For Villa Lante’s astounding Water Chain, Cardinal Gambara’s architects bowed to natural forms, as they modeled stone carvings upon the leg joints of a 30 million-year-old sea creature. The Water Chain presents a perfect synthesis of organic forms and human technology, and suggests that, at least in this part of the garden, a
truce had been called by man in his struggle to dominate Gaia.
But, during Cardinal Gambara’s tenure, quite of bit of water-mischief was also at play, as joke-fountains drenched unsuspecting passers-by. And the stone claws of an enormous Crayfish curl over the balustrade above the Fountain of the Giants. This is a garden that exalts reason and order, but Villa Lante is also a place with gentle wonders that fill a visitor with the emotions of surprise and happiness.
In the design of his Sacred Grove in Bomarzo, Vicino Orsini made few geometrical efforts to impose order upon the garden that he’d chosen to locate in a nearly-invisible fold of the Earth. Except for laying out two Squares (the Piazzale of the Vases, and the Piazzale of the Pine Cones), Vicino was content to allow the character of the land to determine the course of his garden paths. This was an utterly UN-Renaissance-like approach to garden-making, because, by leaving the Land intact, the Duke was conceding that Nature was not in need of taming. Many of the statues that he commissioned were carved from living rock. And so, although the multitude of ragged tufa boulders which had always jutted out from the ground were refashioned into images which reflected Vicino’s myriad preoccupations — about sex and poetry and warfare and myth and politics and fear and mortality — the statues are still essentially of the Earth.

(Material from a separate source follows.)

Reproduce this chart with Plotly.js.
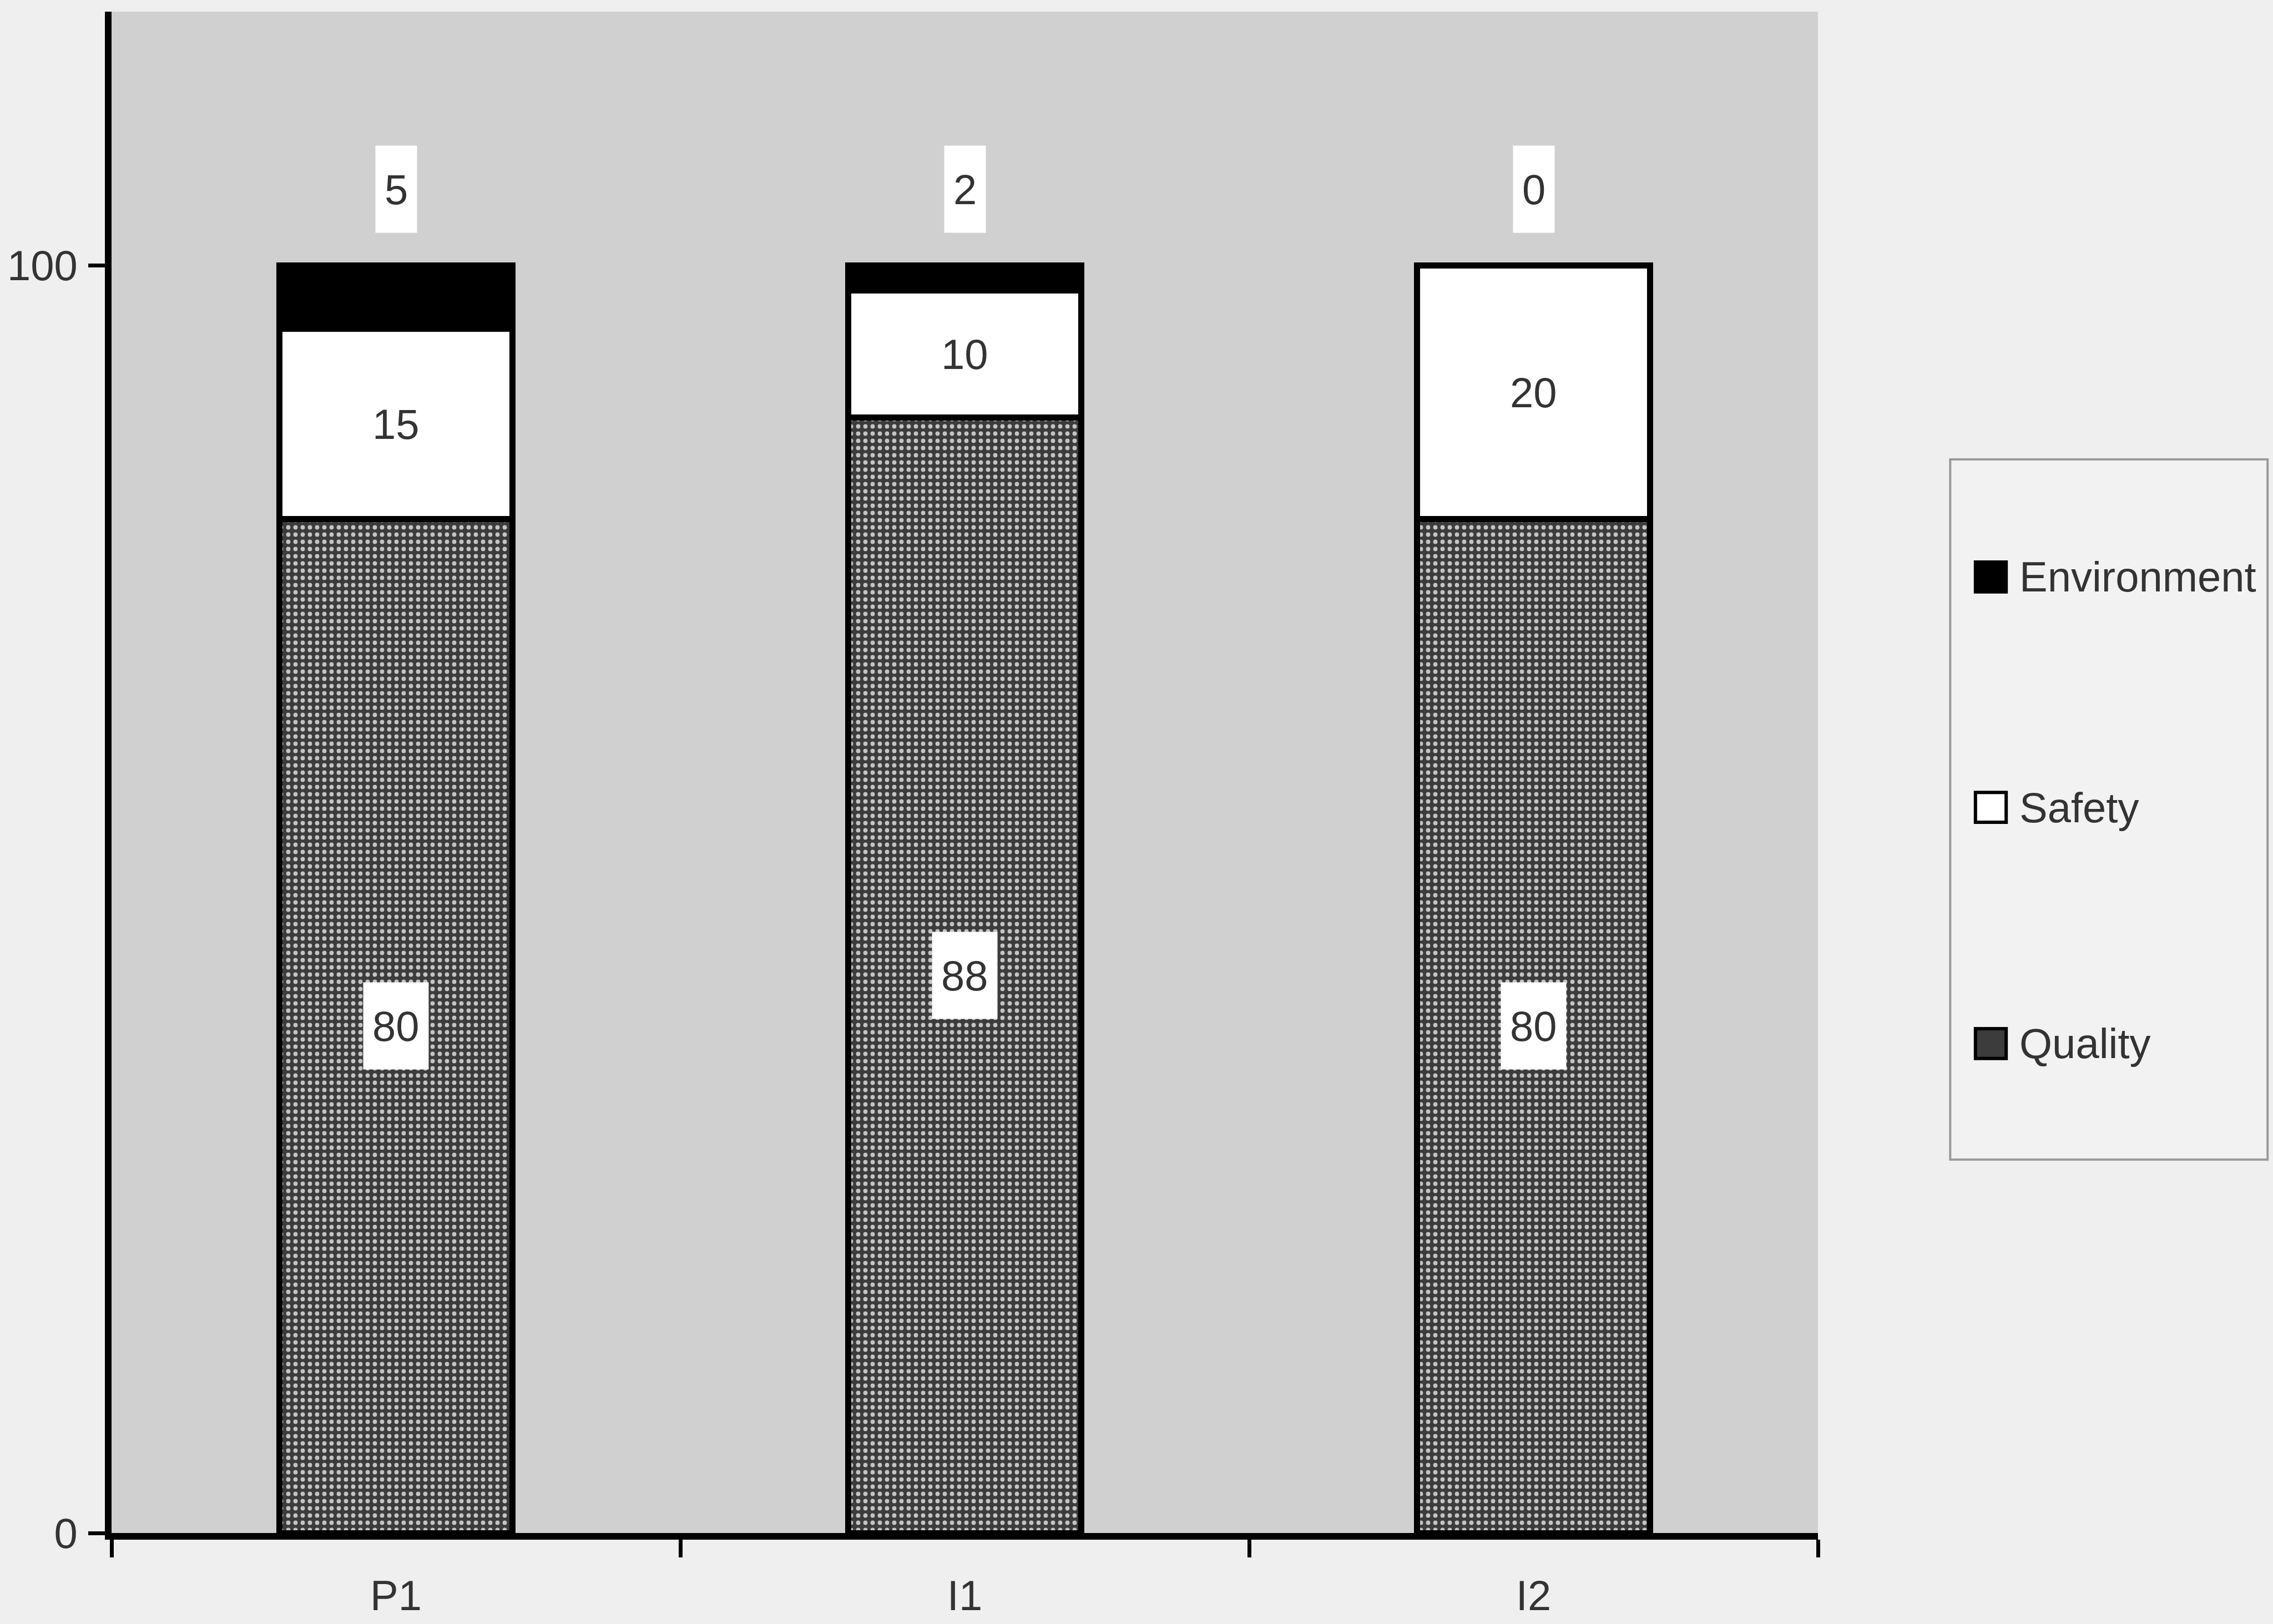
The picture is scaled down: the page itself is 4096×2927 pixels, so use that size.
<!DOCTYPE html>
<html>
<head>
<meta charset="utf-8">
<script src="https://cdn.plot.ly/plotly-3.0.1.min.js"></script>
<style>
  html, body { margin: 0; padding: 0; background: #efefef; }
  #chart { width: 4096px; height: 2927px; }
</style>
</head>
<body>
<div id="chart"></div>
<script>
// Share of findings per audit, stacked by type
const categories = ['P1', 'I1', 'I2'];
const quality = [80, 88, 80];
const safety = [15, 10, 20];
const environment = [5, 2, 0];
const seriesNames = ['Environment', 'Safety', 'Quality'];
const yTickVals = [0, 100];
const yTickText = ['0', '100'];

const FONT = 'Liberation Sans, Arial, sans-serif';
const TEXT = '#333333';
const LABEL_SIZE = 76;
const EDGE = { color: '#000000', width: 11 };
const BAR_W = 0.41;

const traces = [
  {
    type: 'bar', name: 'Quality', x: categories, y: quality, width: BAR_W,
    marker: {
      color: '#3c3c3c', line: EDGE,
      pattern: { shape: '.', bgcolor: '#3c3c3c', fgcolor: '#c4c4c4', size: 13, solidity: 0.28 }
    },
    hoverinfo: 'x+y+name'
  },
  {
    type: 'bar', name: 'Safety', x: categories, y: safety, width: BAR_W,
    marker: { color: '#ffffff', line: EDGE },
    hoverinfo: 'x+y+name'
  },
  {
    type: 'bar', name: 'Environment', x: categories, y: environment, width: BAR_W,
    marker: { color: '#000000', line: EDGE },
    hoverinfo: 'x+y+name'
  }
];

// Value labels in white boxes
const annotations = [];
function label(x, y, v, yshift) {
  annotations.push({
    x: x, y: y, xref: 'x', yref: 'y', text: String(v), showarrow: false,
    yanchor: 'middle', yshift: yshift || 0,
    bgcolor: '#ffffff', borderpad: 16, height: 124,
    font: { family: FONT, size: LABEL_SIZE, color: TEXT }
  });
}
categories.forEach((c, i) => {
  label(c, quality[i] / 2, quality[i]);
  label(c, quality[i] + safety[i] / 2, safety[i]);
  label(c, quality[i] + safety[i] + environment[i], environment[i], 137);
});

// Legend panel on the right
const shapes = [];
const legendBox = { x0: 1.0775, x1: 1.2635, y0: 0.2454, y1: 0.7057 };
shapes.push({
  type: 'rect', xref: 'paper', yref: 'paper',
  x0: legendBox.x0, x1: legendBox.x1, y0: legendBox.y0, y1: legendBox.y1,
  fillcolor: '#f2f2f2', line: { color: '#9a9a9a', width: 4 }, layer: 'below'
});
const swatchFill = { Environment: '#000000', Safety: '#ffffff', Quality: '#3c3c3c' };
const itemY = [0.6284, 0.4770, 0.3217];
const swX0 = 1.0923, swX1 = 1.1103, swHalf = 0.0098;
seriesNames.forEach((n, k) => {
  shapes.push({
    type: 'rect', xref: 'paper', yref: 'paper',
    x0: swX0, x1: swX1, y0: itemY[k] - swHalf, y1: itemY[k] + swHalf,
    fillcolor: swatchFill[n], line: { color: '#000000', width: 6 }
  });
  annotations.push({
    xref: 'paper', yref: 'paper', x: 1.1175, y: itemY[k],
    xanchor: 'left', yanchor: 'middle', text: n, showarrow: false,
    font: { family: FONT, size: LABEL_SIZE, color: TEXT }
  });
});

const layout = {
  width: 4096, height: 2927,
  margin: { l: 201, r: 820, t: 21, b: 164, pad: 0 },
  paper_bgcolor: '#efefef',
  plot_bgcolor: '#d0d0d0',
  barmode: 'stack',
  showlegend: false,
  font: { family: FONT, size: LABEL_SIZE, color: TEXT },
  xaxis: {
    type: 'category', range: [-0.5, 2.5],
    showline: true, linecolor: '#000000', linewidth: 12,
    ticks: 'outside', tickson: 'boundaries', ticklen: 32, tickwidth: 7, tickcolor: '#000000',
    ticklabelstandoff: 36,
    showgrid: false, zeroline: false,
    tickfont: { family: FONT, size: LABEL_SIZE, color: TEXT }
  },
  yaxis: {
    range: [0, 120],
    tickvals: yTickVals, ticktext: yTickText,
    showline: true, linecolor: '#000000', linewidth: 12,
    ticks: 'outside', ticklen: 30, tickwidth: 7, tickcolor: '#000000',
    ticklabelstandoff: 4,
    showgrid: false, zeroline: false,
    tickfont: { family: FONT, size: LABEL_SIZE, color: TEXT }
  },
  annotations: annotations,
  shapes: shapes
};

Plotly.newPlot('chart', traces, layout, { staticPlot: true, displayModeBar: false });
</script>
</body>
</html>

The carved figures’ random locations and imposing scales remind us that, despite the artistic alterations that Vicino made — which imposed his human voice upon lumps of porous limestone — each of those statues comes from natural Rock, and so continues to rest on the spot where it, as a Rock, has always been.

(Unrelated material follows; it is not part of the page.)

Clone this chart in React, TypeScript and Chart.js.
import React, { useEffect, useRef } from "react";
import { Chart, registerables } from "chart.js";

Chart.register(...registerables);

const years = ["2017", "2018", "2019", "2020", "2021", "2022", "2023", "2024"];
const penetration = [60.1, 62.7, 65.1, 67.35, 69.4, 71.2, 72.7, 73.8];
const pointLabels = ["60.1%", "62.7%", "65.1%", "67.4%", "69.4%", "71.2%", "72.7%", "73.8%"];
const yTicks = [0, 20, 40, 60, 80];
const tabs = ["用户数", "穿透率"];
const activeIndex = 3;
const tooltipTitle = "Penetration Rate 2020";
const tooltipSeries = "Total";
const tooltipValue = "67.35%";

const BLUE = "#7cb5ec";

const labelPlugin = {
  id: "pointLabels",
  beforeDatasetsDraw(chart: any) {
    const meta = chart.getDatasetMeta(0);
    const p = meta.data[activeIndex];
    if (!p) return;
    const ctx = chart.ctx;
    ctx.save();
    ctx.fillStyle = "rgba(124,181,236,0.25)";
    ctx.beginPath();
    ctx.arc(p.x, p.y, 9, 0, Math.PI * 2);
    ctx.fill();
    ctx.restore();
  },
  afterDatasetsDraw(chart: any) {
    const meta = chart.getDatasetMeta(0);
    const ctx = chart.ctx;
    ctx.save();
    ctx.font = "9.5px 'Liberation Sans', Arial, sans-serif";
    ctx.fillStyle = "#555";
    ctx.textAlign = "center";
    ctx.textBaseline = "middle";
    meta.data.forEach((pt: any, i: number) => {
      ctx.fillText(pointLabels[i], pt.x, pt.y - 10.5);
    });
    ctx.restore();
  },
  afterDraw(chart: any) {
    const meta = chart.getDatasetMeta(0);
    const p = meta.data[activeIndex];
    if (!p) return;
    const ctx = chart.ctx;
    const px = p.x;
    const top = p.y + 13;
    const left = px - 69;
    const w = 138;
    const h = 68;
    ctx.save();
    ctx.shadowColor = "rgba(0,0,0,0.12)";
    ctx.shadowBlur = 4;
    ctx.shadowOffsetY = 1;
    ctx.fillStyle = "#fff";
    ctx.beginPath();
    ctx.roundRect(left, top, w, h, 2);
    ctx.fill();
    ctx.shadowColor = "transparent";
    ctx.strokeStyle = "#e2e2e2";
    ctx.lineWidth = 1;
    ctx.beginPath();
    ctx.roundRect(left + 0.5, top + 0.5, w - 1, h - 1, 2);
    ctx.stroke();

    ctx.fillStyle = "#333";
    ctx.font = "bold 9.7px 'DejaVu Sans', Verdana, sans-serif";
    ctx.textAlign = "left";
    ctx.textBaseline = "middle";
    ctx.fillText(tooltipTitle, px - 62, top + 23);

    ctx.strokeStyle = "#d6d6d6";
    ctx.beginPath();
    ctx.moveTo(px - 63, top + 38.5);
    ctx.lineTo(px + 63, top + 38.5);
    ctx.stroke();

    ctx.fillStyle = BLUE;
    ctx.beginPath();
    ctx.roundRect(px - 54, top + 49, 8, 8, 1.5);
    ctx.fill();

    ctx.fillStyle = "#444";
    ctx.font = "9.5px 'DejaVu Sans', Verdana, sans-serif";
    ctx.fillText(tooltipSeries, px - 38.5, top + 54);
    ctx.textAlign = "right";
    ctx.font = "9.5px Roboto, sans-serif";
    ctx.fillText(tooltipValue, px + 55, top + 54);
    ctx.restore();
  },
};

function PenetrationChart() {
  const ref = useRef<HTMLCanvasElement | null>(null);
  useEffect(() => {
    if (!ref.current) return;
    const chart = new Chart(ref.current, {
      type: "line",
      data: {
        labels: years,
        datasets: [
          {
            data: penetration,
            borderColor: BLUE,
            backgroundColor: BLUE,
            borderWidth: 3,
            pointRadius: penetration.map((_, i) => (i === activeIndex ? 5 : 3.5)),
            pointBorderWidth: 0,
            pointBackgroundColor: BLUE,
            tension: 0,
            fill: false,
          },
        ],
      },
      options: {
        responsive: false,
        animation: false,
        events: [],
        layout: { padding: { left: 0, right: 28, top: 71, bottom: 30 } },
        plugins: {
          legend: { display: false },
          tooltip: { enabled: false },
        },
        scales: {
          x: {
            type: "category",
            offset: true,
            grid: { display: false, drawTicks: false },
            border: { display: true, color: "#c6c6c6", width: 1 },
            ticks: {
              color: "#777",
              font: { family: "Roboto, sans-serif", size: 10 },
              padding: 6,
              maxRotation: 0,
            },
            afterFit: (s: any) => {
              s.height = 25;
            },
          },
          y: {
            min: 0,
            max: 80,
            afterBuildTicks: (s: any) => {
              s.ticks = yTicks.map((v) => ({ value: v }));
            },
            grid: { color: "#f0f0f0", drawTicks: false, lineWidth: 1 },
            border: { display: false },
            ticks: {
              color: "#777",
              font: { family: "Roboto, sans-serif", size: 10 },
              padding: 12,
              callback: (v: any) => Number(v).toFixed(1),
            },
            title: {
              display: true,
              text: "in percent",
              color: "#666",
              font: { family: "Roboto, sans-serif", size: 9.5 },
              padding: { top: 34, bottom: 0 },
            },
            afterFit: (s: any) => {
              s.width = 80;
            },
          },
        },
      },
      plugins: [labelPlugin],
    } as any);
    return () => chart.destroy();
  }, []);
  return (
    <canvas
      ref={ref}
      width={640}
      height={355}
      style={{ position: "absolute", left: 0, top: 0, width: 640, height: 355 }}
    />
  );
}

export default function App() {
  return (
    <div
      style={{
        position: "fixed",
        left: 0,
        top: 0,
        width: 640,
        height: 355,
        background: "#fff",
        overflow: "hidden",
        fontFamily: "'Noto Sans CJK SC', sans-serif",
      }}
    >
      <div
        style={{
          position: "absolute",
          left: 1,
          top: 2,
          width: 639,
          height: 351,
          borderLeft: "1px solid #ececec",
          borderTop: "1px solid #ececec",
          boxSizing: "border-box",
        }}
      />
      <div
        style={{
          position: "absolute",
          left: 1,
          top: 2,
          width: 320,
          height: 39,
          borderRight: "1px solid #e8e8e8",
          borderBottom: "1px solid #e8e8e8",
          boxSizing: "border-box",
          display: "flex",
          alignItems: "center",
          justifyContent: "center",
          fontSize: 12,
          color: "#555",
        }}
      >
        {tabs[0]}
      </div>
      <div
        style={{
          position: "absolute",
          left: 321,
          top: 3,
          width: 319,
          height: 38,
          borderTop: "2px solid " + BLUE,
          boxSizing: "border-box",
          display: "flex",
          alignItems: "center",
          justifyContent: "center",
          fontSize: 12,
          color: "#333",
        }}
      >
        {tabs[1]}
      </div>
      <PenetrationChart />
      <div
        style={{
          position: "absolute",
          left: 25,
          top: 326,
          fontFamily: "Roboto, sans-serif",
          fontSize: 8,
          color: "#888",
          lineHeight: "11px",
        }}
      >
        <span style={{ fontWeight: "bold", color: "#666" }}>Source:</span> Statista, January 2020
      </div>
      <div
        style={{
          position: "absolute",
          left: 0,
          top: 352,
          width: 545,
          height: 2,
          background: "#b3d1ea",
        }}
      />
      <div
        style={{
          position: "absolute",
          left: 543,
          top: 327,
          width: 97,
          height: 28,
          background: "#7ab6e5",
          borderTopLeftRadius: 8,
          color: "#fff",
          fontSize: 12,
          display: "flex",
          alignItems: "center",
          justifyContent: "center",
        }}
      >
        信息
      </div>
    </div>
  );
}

An amateur psychologist might conclude that, when designing his garden, Orsini gave free reign to his Id. Within his woodland, Orsini created a refuge where disorganization was acceptable… where his Protean nature could express itself, without regard to the fashions of the time or the demands of reality. Each time Vicino climbed back up the hill to his Castle, he had to reassume the responsibilities of being the Duke of Orsino. But when he wandered back down into his Boschetto, he was temporarily the King…not of Nature, but of a world that reflected his deepest thoughts and instincts. Vicino etched volumes of riddles and maxims into the rock of his garden. Upon an obelisk is this, his simplest, and most telling message: “Just to Set the Heart Free.”